MLB's Next Elite Free Agent Won't Sign for Less Than $600M
Contract inflation accelerates as deferred money, CBT mechanics, and team revenue growth redefine superstar pricing power.
The $765 million Shohei Ohtani contract—97% deferred—reset baseball's compensation ceiling in December 2023. Juan Soto's $765 million Mets deal followed twelve months later, this time with zero deferrals. The market now expects the next tier-one free agent to land north of $600 million guaranteed, making that figure the effective floor for MVP-caliber players under 30 at free agency.
ESPN's Jeff Passan flagged the trend this week, naming five active players—Tarik Skubal, Kyle Tucker, Gunnar Henderson, Elly De La Cruz, Paul Skenes—as candidates for nine-figure annualized salaries when they hit the open market between 2027 and 2030. The common thread: age, positional scarcity, and team control timelines that align with the next Competitive Balance Tax reset in 2027, when the first threshold is projected to exceed $260 million. Skubal, a 28-year-old lefty with a Cy Young and postseason durability, becomes a free agent after 2026. Tucker, 28, is a year away. Both carry the dual appeal of prime-age production and clean medicals.
Three forces are compressing pricing risk. First, deferred money is no longer exotic. Ohtani's structure gave the Dodgers a $46 million annual CBT hit on a deal paying him $2 million per season through 2034. Other front offices watched rival GMs sell ownership on present-value arbitrage. Second, local and national media revenue is rebounding. Diamond Sports emerged from bankruptcy in November 2024 with new term sheets; Apple and YouTube are bidding on MLB.tv's next cycle. Teams see line-of-sight to $400 million annual payrolls without red ink. Third, the correlation between payroll and October outcomes tightened. Six of the last eight pennant winners ranked top-10 in Opening Day payroll.
The risk is that this pricing model assumes continued CBT threshold inflation and stable competitive balance. If the 2027 CBA introduces a hard cap—unlikely but not impossible—teams will have committed $3 billion-plus to five players with another decade of obligations. The Yankees are already carrying $1.1 billion in future commitments to three players: Aaron Judge ($360M through 2031), Gerrit Cole ($324M through 2028, opt-out pending), and Max Fried ($218M through 2032). Add one more Soto-sized deal and the roster flexibility evaporates.
Front offices are pricing this in. The Phillies extended Aaron Nola for $172 million in November 2023 to avoid a 2025 free agency where he might command $240 million. The Braves locked Skubal's teammate Riley Greene to an eight-year, $160 million extension in February 2024, buying out arbitration and four free-agent years before he could test a market that will value his profile at $300 million-plus. These are pre-emption bets: pay 60 cents on the dollar now or pay full freight later.

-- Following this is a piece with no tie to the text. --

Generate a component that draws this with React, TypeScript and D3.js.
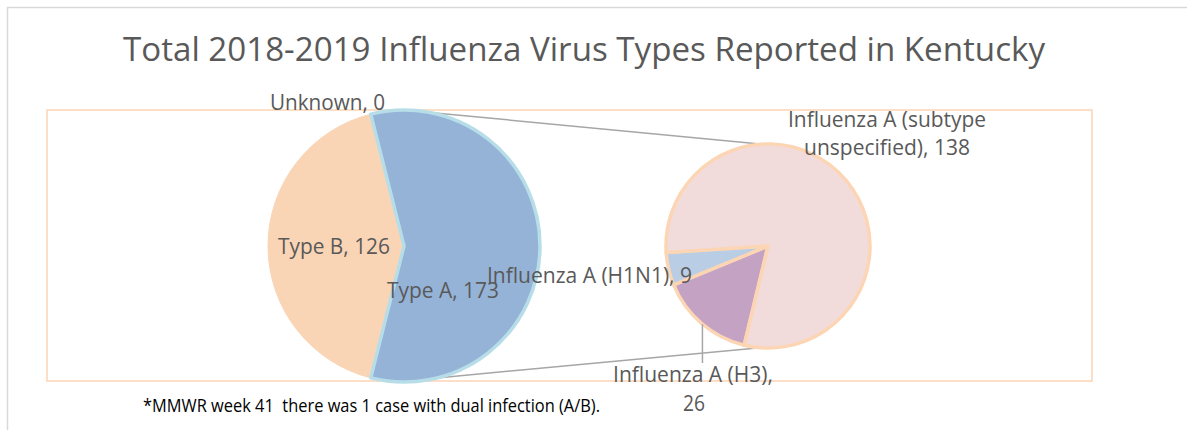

Agent leverage is asymmetric. Scott Boras has four clients on Passan's list. His pitch to ownership is simple: the $600 million player generates $800 million in incremental revenue through ticket premiums, regional ratings, and merchandise—before counting postseason gates. The math works if the player stays healthy and the team wins. The Mets sold 12,000 new season-ticket packages in the 72 hours after announcing Soto. The Dodgers added $50 million in corporate partnerships within a month of Ohtani's signing.
What to watch: Skubal's extension talks with Detroit, which have been quiet since September. If the Tigers move him this winter, the return will set the trade-market price for controlled aces, which in turn anchors free-agent expectations. Tucker's next contract—whether with Houston or elsewhere—will test whether teams pay $600 million for elite positional players without Ohtani's two-way premium. The 2027 CBA negotiations begin informally in late 2025; any whisper of a hard cap will accelerate extension talks for players still under team control.
The $600 million threshold isn't a ceiling. It's table stakes for the 2027-2030 class, and the agents setting those floors are the same people who negotiated Soto's $51 million AAV with Steve Cohen's checkbook open.